Although x < y && y < z implies x < z (< is transitive), the reverse is not true so the expressions are not equivalent. Indeed if y were defined as, say, Integer y = null, then the former may even cause an NPE in Java, or UNKNOWN in SQL.
When it comes to complex logic statements, you're usually best off with formatting your code in a readable manner than attempting some premature optimization (root of all evil, etc.)
For example:
return (shift.Start <= shift2.Start && shift.End >= shift2.End) || (shift2.Start <= shift.StartTime && shift2.End >= shift.Start)
Can, for readability and maintainability, be refactored to:
bool bRetVal = false;
bRetVal = ( ( (shift.Start <= shift2.Start)

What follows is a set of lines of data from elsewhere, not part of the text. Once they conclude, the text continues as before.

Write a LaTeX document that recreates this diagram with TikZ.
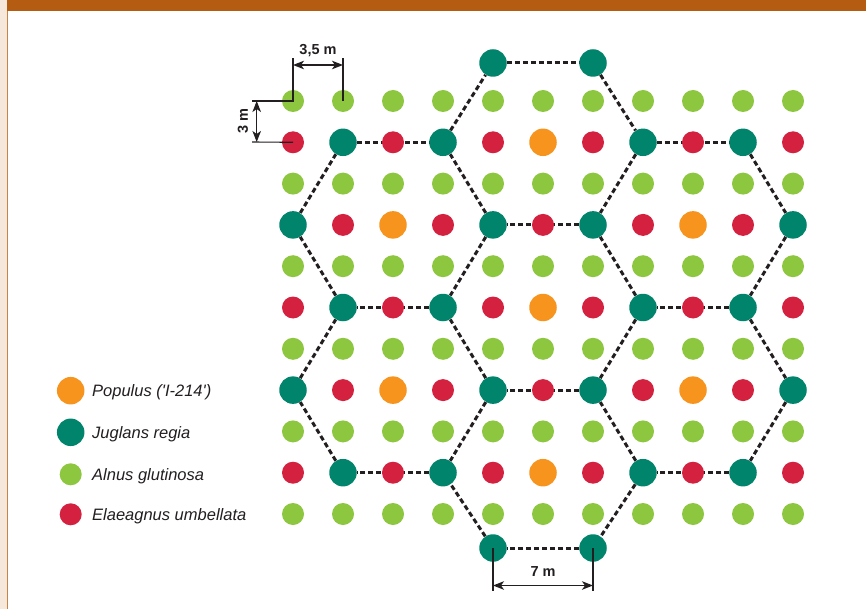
\documentclass[tikz,border=0pt]{standalone}
\usepackage{fontspec}
\setmainfont{Liberation Sans}
\usetikzlibrary{arrows.meta}

\definecolor{alnus}{HTML}{8DC63F}
\definecolor{elaeagnus}{HTML}{D4213F}
\definecolor{populus}{HTML}{F7941E}
\definecolor{juglans}{HTML}{00846C}
\definecolor{barorange}{HTML}{B35C12}
\definecolor{sidebeige}{HTML}{F6E8DB}
\definecolor{siderim}{HTML}{C78445}
\definecolor{inkdark}{HTML}{231F20}

\pgfdeclarelayer{bg}
\pgfsetlayers{bg,main}

\tikzset{
  tree/.style={circle, inner sep=0pt, draw=none},
  treeG/.style={tree, fill=alnus, minimum size=22pt},
  treeE/.style={tree, fill=elaeagnus, minimum size=22pt},
  treeP/.style={tree, fill=populus, minimum size=27.5pt},
  treeJ/.style={tree, fill=juglans, minimum size=27.5pt},
  hexedge/.style={draw=inkdark, line width=3pt, dash pattern=on 5pt off 3pt},
  dimline/.style={draw=inkdark, line width=1.1pt},
  dimarrow/.style={draw=inkdark, line width=1.4pt,
    {Stealth[length=11pt,width=8.5pt,inset=3pt]}-{Stealth[length=11pt,width=8.5pt,inset=3pt]}},
  dimlabel/.style={font=\fontsize{14.5}{16}\selectfont\bfseries, text=inkdark, inner sep=0pt},
  legendtext/.style={font=\fontsize{16.5}{19}\selectfont\itshape, text=inkdark, inner sep=0pt, anchor=base west}
}

\begin{document}
\begin{tikzpicture}[x=1pt, y=-1pt]
  \useasboundingbox (0,0) rectangle (866,609);

  % planting grid
  \foreach \r in {0,2,4,6,8,10} {
    \foreach \c in {0,...,10}
      \node[treeG] (n-\r-\c) at ({293+50*\c},{101+41.3*\r}) {};
  }
  \foreach \r in {1,5,9} {
    \foreach \t [count=\c from 0] in {E,J,E,J,E,P,E,J,E,J,E}
      \node[tree\t] (n-\r-\c) at ({293+50*\c},{101+41.3*\r}) {};
  }
  \foreach \r in {3,7} {
    \foreach \t [count=\c from 0] in {J,E,P,E,J,E,J,E,P,E,J}
      \node[tree\t] (n-\r-\c) at ({293+50*\c},{101+41.3*\r}) {};
  }
  \node[treeJ] (jt1) at (493,63) {};
  \node[treeJ] (jt2) at (593,63) {};
  \node[treeJ] (jb1) at (493,548) {};
  \node[treeJ] (jb2) at (593,548) {};

  \begin{pgfonlayer}{bg}
    % page frame: side strip, rim and header bar
    \fill[white] (0,0) rectangle (866,609);
    \fill[sidebeige] (0,0) rectangle (7.3,609);
    \fill[siderim] (7.3,11) rectangle (8.4,609);
    \fill[barorange] (7.3,0) rectangle (866,11);
    % honeycomb of walnut trees
    \foreach \a/\b in {
      jt1/jt2, jt2/n-1-7, n-1-7/n-3-6, n-3-6/n-3-4, n-3-4/n-1-3, n-1-3/jt1,
      n-1-1/n-1-3, n-3-4/n-5-3, n-5-3/n-5-1, n-5-1/n-3-0, n-3-0/n-1-1,
      n-1-7/n-1-9, n-1-9/n-3-10, n-3-10/n-5-9, n-5-9/n-5-7, n-5-7/n-3-6,
      n-5-7/n-7-6, n-7-6/n-7-4, n-7-4/n-5-3,
      n-7-4/n-9-3, n-9-3/n-9-1, n-9-1/n-7-0, n-7-0/n-5-1,
      n-5-9/n-7-10, n-7-10/n-9-9, n-9-9/n-9-7, n-9-7/n-7-6,
      n-9-7/jb2, jb2/jb1, jb1/n-9-3}
      \draw[hexedge] (\a) -- (\b);
  \end{pgfonlayer}

  % dimension: 3,5 m and 3 m
  \coordinate (e35l) at (293,58);
  \coordinate (e35r) at (343,58);
  \coordinate (a35l) at (293,65);
  \coordinate (a35r) at (343,65);
  \coordinate (e3t) at (252,101);
  \coordinate (e3b) at (252,142);
  \coordinate (a3t) at (256.7,101);
  \coordinate (a3b) at (256.7,142);
  \draw[dimline] (e3t) -- (n-0-0.center) -- (e35l);
  \draw[dimline] (n-0-1.center) -- (e35r);
  \draw[dimline] (e3b) -- (n-1-0.center);
  \draw[dimarrow] (a35l) -- (a35r);
  \draw[dimarrow] (a3t) -- (a3b);
  \node[dimlabel] (l35) at (318,51) {3,5 m};
  \node[dimlabel, rotate=90] (l3) at (243,121.5) {3 m};

  % dimension: 7 m
  \coordinate (e7l) at (493,591);
  \coordinate (e7r) at (593,591);
  \coordinate (a7l) at (493,585.5);
  \coordinate (a7r) at (593,585.5);
  \draw[dimline] (jb1.center) -- (e7l);
  \draw[dimline] (jb2.center) -- (e7r);
  \draw[dimarrow] (a7l) -- (a7r);
  \node[dimlabel] (l7) at (543,572) {7 m};

  % legend
  \node[treeP] (kp) at (70.7,390.7) {};
  \node[treeJ] (kj) at (70.7,432.3) {};
  \node[treeG] (kg) at (70.7,474.3) {};
  \node[treeE] (ke) at (70.7,514.3) {};
  \node[legendtext] (tp) at (92,396.5) {Populus (\textquotesingle I-214\textquotesingle)};
  \node[legendtext] (tj) at (92,438) {Juglans regia};
  \node[legendtext] (tg) at (92,480) {Alnus glutinosa};
  \node[legendtext] (te) at (92,520) {Elaeagnus umbellata};
\end{tikzpicture}
\end{document}
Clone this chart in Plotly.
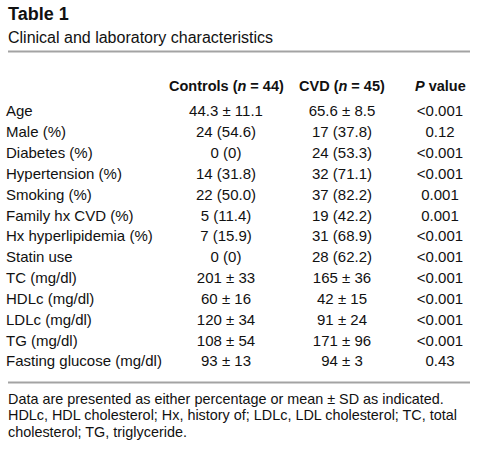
import plotly.graph_objects as go

# ---- data ----
row_labels = [
    "Age", "Male (%)", "Diabetes (%)", "Hypertension (%)", "Smoking (%)",
    "Family hx CVD (%)", "Hx hyperlipidemia (%)", "Statin use", "TC (mg/dl)",
    "HDLc (mg/dl)", "LDLc (mg/dl)", "TG (mg/dl)", "Fasting glucose (mg/dl)",
]
controls = [
    "44.3 ± 11.1", "24 (54.6)", "0 (0)", "14 (31.8)", "22 (50.0)", "5 (11.4)",
    "7 (15.9)", "0 (0)", "201 ± 33", "60 ± 16", "120 ± 34", "108 ± 54", "93 ± 13",
]
cvd = [
    "65.6 ± 8.5", "17 (37.8)", "24 (53.3)", "32 (71.1)", "37 (82.2)", "19 (42.2)",
    "31 (68.9)", "28 (62.2)", "165 ± 36", "42 ± 15", "91 ± 24", "171 ± 96", "94 ± 3",
]
p_values = [
    "<0.001", "0.12", "<0.001", "<0.001", "0.001", "0.001",
    "<0.001", "<0.001", "<0.001", "<0.001", "<0.001", "<0.001", "0.43",
]
column_headers = ["<b>Controls (<i>n</i> = 44)</b>", "<b>CVD (<i>n</i> = 45)</b>", "<b><i>P</i> value</b>"]
title = "Table 1"
subtitle = "Clinical and laboratory characteristics"
footnote_lines = [
    "Data are presented as either percentage or mean ± SD as indicated.",
    "HDLc, HDL cholesterol; Hx, history of; LDLc, LDL cholesterol; TC, total",
    "cholesterol; TG, triglyceride.",
]

# ---- style ----
W, H = 481, 450
FONT = "Liberation Sans, Arial, Helvetica, sans-serif"
TXT = "#111111"
RULE = "#a3a3a3"
label_x = 6
col_x = [226, 342, 440]
body_size = 15
header_size = 14.5

def py(px):
    return 1 - px / H

fig = go.Figure()
fig.add_trace(go.Scatter(
    x=[label_x] * len(row_labels), y=row_labels, text=row_labels, mode="text",
    textposition="middle right", textfont=dict(family=FONT, size=body_size, color=TXT),
    hoverinfo="skip", showlegend=False))
for cx, vals in zip(col_x, [controls, cvd, p_values]):
    fig.add_trace(go.Scatter(
        x=[cx] * len(row_labels), y=row_labels, text=vals, mode="text",
        textposition="middle center", textfont=dict(family=FONT, size=body_size, color=TXT),
        hoverinfo="skip", showlegend=False))

annotations = [
    dict(text="<b>" + title + "</b>", x=6 / W, y=py(14), xref="paper", yref="paper",
         xanchor="left", yanchor="middle", showarrow=False,
         font=dict(family=FONT, size=18, color=TXT)),
    dict(text=subtitle, x=6 / W, y=py(38), xref="paper", yref="paper",
         xanchor="left", yanchor="middle", showarrow=False,
         font=dict(family=FONT, size=16, color=TXT)),
]
for cx, h in zip(col_x, column_headers):
    annotations.append(dict(text=h, x=cx, y=py(86.5), xref="x", yref="paper",
                            xanchor="center", yanchor="middle", showarrow=False,
                            font=dict(family=FONT, size=header_size, color=TXT)))
for i, line in enumerate(footnote_lines):
    annotations.append(dict(text=line, x=6 / W, y=py(399 + i * 16.3), xref="paper", yref="paper",
                            xanchor="left", yanchor="middle", showarrow=False,
                            font=dict(family=FONT, size=14.4, color=TXT)))

shapes = [
    dict(type="line", xref="paper", yref="paper", x0=8 / W, x1=470 / W, y0=py(51.5), y1=py(51.5),
         line=dict(color=RULE, width=2)),
    dict(type="line", xref="paper", yref="paper", x0=8 / W, x1=470 / W, y0=py(382.5), y1=py(382.5),
         line=dict(color=RULE, width=2)),
]

n = len(row_labels)
row_h = 20.83
top = 112.7 - row_h / 2
bottom = top + n * row_h
fig.update_layout(
    width=W, height=H, margin=dict(l=0, r=0, t=0, b=0),
    paper_bgcolor="white", plot_bgcolor="white",
    xaxis=dict(range=[0, W], visible=False, fixedrange=True),
    yaxis=dict(type="category", categoryarray=row_labels, range=[n - 0.5, -0.5],
               domain=[py(bottom), py(top)], visible=False, fixedrange=True),
    annotations=annotations, shapes=shapes,
)
fig.write_html("out.html", config=dict(displayModeBar=False),
               post_script="document.body.style.margin='0';")
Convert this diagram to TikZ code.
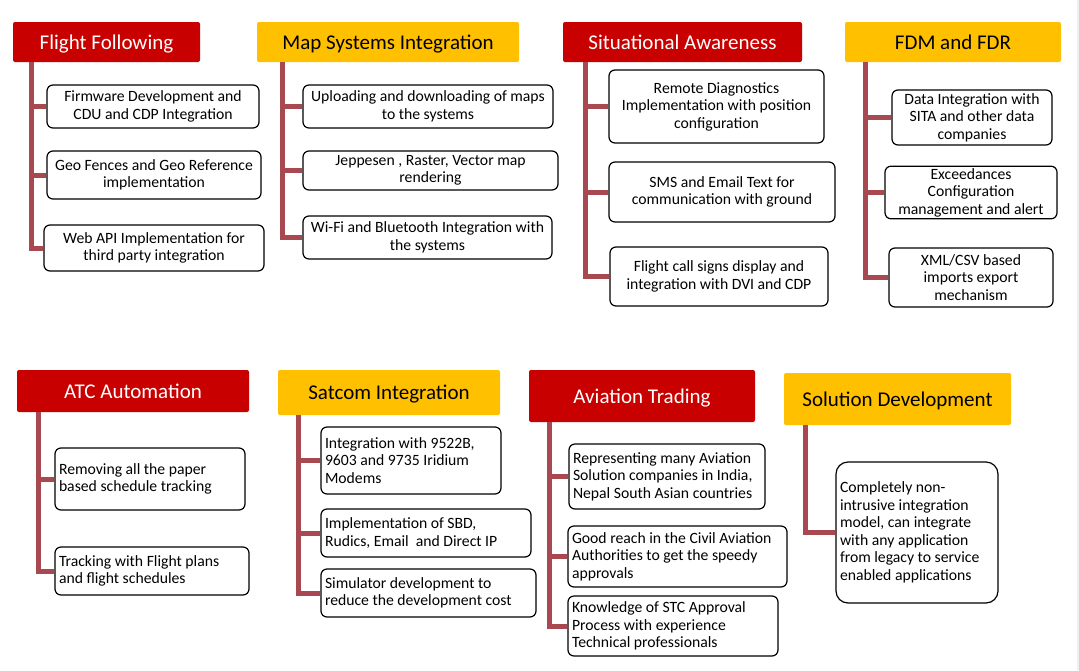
\documentclass[tikz,border=0pt]{standalone}
\usepackage{fontspec}
\setmainfont{Carlito}
\definecolor{hdrred}{RGB}{200,0,0}
\definecolor{hdryellow}{RGB}{255,192,0}
\definecolor{spinecol}{RGB}{168,72,80}
\tikzset{
  head/.style={rounded corners=2, inner sep=0, text height=16, text depth=2, font=\fontsize{21}{25}\selectfont},
  redhead/.style={head, fill=hdrred, text=white},
  yelhead/.style={head, fill=hdryellow, text=black},
  item/.style={draw, fill=white, line width=1.2, rounded corners=6, inner xsep=4, inner ysep=2, align=center, font=\fontsize{15.7}{17.5}\selectfont},
  wd/.code={\pgfmathsetmacro\boxtw{#1-8}\tikzset{minimum width=#1, text width=\boxtw pt}},
  litem/.style={item, align=flush left},
  spine/.style={draw=spinecol, line width=5},
}
\begin{document}
\begin{tikzpicture}[x=1pt, y=-1pt]
  \useasboundingbox (0,0) rectangle (1079,670);
  \fill[gray!12] (1077,0) rectangle (1079,670);
  % headers, top row
  \node[redhead, minimum width=187, minimum height=40] (ffh) at (106.5,42) {Flight Following};
  \node[yelhead, minimum width=262, minimum height=40] (msh) at (388,42) {Map Systems Integration};
  \node[redhead, minimum width=239, minimum height=40] (sah) at (682.5,42) {Situational Awareness};
  \node[yelhead, minimum width=216, minimum height=40] (fdh) at (953,42) {FDM and FDR};
  % headers, bottom row
  \node[redhead, minimum width=232, minimum height=42] (atch) at (133,391) {ATC Automation};
  \node[yelhead, minimum width=222, minimum height=45] (sch) at (389,392.5) {Satcom Integration};
  \node[redhead, minimum width=226, minimum height=52] (avh) at (642,396) {Aviation Trading};
  \node[yelhead, minimum width=227, minimum height=52] (sdh) at (897.5,399) {Solution Development};
  % flight following
  \node[item, minimum width=212, minimum height=43] (ff1) at (153,106.5) {Firmware Development and\\CDU and CDP Integration};
  \node[item, minimum width=214, minimum height=48] (ff2) at (154,175) {Geo Fences and Geo Reference\\implementation};
  \node[item, minimum width=220, minimum height=46] (ff3) at (154,248) {Web API Implementation for\\third party integration};
  % map systems
  \node[item, minimum width=250, minimum height=43] (ms1) at (428,106.5) {Uploading and downloading of maps\\to the systems};
  \node[item, minimum width=255, minimum height=39] (ms2) at (430.5,170.5) {Jeppesen , Raster, Vector map\\rendering};
  \node[item, minimum width=249, minimum height=43] (ms3) at (427.5,237.5) {Wi-Fi and Bluetooth Integration with\\the systems};
  % situational awareness
  \node[item, minimum width=215, minimum height=73] (sa1) at (716.5,106.5) {Remote Diagnostics\\Implementation with position\\configuration};
  \node[item, minimum width=226, minimum height=60] (sa2) at (722,192) {SMS and Email Text for\\communication with ground};
  \node[item, minimum width=218, minimum height=59] (sa3) at (719,276.5) {Flight call signs display and\\integration with DVI and CDP};
  % fdm and fdr
  \node[item, minimum width=160, minimum height=55] (fd1) at (972,117.5) {Data Integration with\\SITA and other data\\companies};
  \node[item, minimum width=172, minimum height=51] (fd2) at (971,192.5) {Exceedances\\Configuration\\management and alert};
  \node[item, minimum width=164, minimum height=59] (fd3) at (971,277.5) {XML/CSV based\\imports export\\mechanism};
  % atc automation
  \node[litem, wd=190, minimum height=62] (atc1) at (150,479) {Removing all the paper\\based schedule tracking};
  \node[litem, wd=194, minimum height=48] (atc2) at (152,571) {Tracking with Flight plans\\and flight schedules};
  % satcom
  \node[litem, wd=180, minimum height=67] (sc1) at (411,460.5) {Integration with 9522B,\\9603 and 9735 Iridium\\Modems};
  \node[litem, wd=210, minimum height=48] (sc2) at (426,533) {Implementation of SBD,\\Rudics, Email~ and Direct IP};
  \node[litem, wd=215, minimum height=48] (sc3) at (428.5,593) {Simulator development to\\reduce the development cost};
  % aviation trading
  \node[litem, wd=196, minimum height=65] (av1) at (667,476.5) {Representing many Aviation\\Solution companies in India,\\Nepal South Asian countries};
  \node[litem, wd=219, minimum height=61] (av2) at (677.5,556.5) {Good reach in the Civil Aviation\\Authorities to get the speedy\\approvals};
  \node[litem, wd=210, minimum height=60] (av3) at (673,626) {Knowledge of STC Approval\\Process with experience\\Technical professionals};
  % solution development
  \node[litem, wd=162, minimum height=141, rounded corners=12] (sd1) at (917,532.5) {Completely non-\\intrusive integration\\model, can integrate\\with any application\\from legacy to service\\enabled applications};
  % spines and branches
  \foreach \hd/\x/\last/\others in {ffh/31/ff3/{ff1,ff2}, msh/282/ms3/{ms1,ms2}, sah/585/sa3/{sa1,sa2}, fdh/865/fd3/{fd1,fd2}, atch/38/atc2/{atc1}, sch/298/sc3/{sc1,sc2}, avh/549/av3/{av1,av2}, sdh/805/sd1/{sd1}} {
    \draw[spine] (\hd.south -| \x,0) |- (\last.west);
    \foreach \b in \others { \draw[spine] (\b.west -| \x,0) -- (\b.west); }
  }
\end{tikzpicture}
\end{document}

&& (shift.End >= shift2.End))
|| ( (shift2.Start <= shift.StartTime)
&& (shift2.End >= shift.Start)))
return bRetVal;
Most places maintain a coding standard that defines something like the above for large logic blocks. I'd much rather maintain a few extra lines of code that can be read and understood than a one line monstrosity.
Is there any application to assist in simplifying a logic statement?
I didn't see anyone addressing this part of the question, So I'll take a stab and see what discussion occurs.
There are techniques for working with boolean logic. Back in my college days (BSEE) we used Karnaugh maps. Basically, you can take a very complex arbitrary truth table and determine a correct and optimized logical expression. We used this to reduce the number of logic gates in a circuit, which is analogous to simplifying a complex if statement.
Pros:
You can implement/optimize a very complex and arbitrary truth table relatively easily.
Cons:
The resulting logic usually bore little resemblance to the intent of the truth table. As others have suggested, this is "unreadable".
A change to a single cell of the truth table would often result in a completely different expression. A simple design tweak becomes a re-write, so it's unmaintainable.
Non-optimized logic is a lot cheaper than it used to be, while the design costs are the same.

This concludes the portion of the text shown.